Transparency about the process 

"I'm noticing tension when you describe your experience. This is common after trauma and makes sense given what you've survived. Somatic or bodily approaches that help you develop awareness of your nervous system can be helpful. Would you like to explore that together?"

 Acknowledgement of power (this includes power with and power within)

"I want to acknowledge that I write the notes and determine diagnoses. Would you like to discuss your diagnosis for the purpose of insurance and treatment moving forward?” 

Education

“Would you like some education on how your body might be responding  to trauma?”

Collaborative treatment planning

“There are several treatment approaches we could consider. EMDR focuses on memory reprocessing. Somatic work emphasizes body-based regulation. Psychodynamic therapy explores relational patterns. Do any of these resonate with you?"

Continually revisiting the purpose of treatment

“We’ve been working on your response to your experiences through talk therapy. Do you feel this is working for you?
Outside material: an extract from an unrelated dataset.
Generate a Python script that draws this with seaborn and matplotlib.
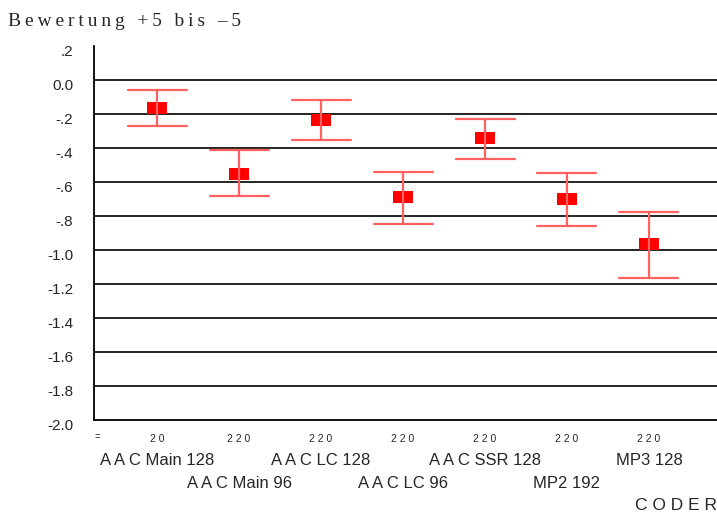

Indigenous and African-centered psychological philosophies call for practitioners to integrate their whole selves into the work (Kambon 1998); for \ practitioners to see their clinical distinctions and the responsibilities as interrelated. African psychology recognizes “the fundamental interrelatedness of all phenomena.” Relational collaborative practice requires the therapist to hold multiple consciousnesses at once: the client’s lived experience, the sociocultural forces shaping that experience, and their own clinical responsibility for synthesis, safety, and containment of the therapeutic process. This also means that supervision must model the same collaborative, transparent, feedback-oriented approach that we expect clinicians to practice with clients. An understanding of how social location, identity, and systemic oppression shape both client experience and clinical dynamics. Having comfort with transparency, including acknowledgment of uncertainty and limitations of the work itself. Especially, in receiving feedback without defensiveness. 

These processes are ethical and liberatory at the same time. Disrupting hierarchical models that position clinicians as authorities and clients as passive recipients of treatment.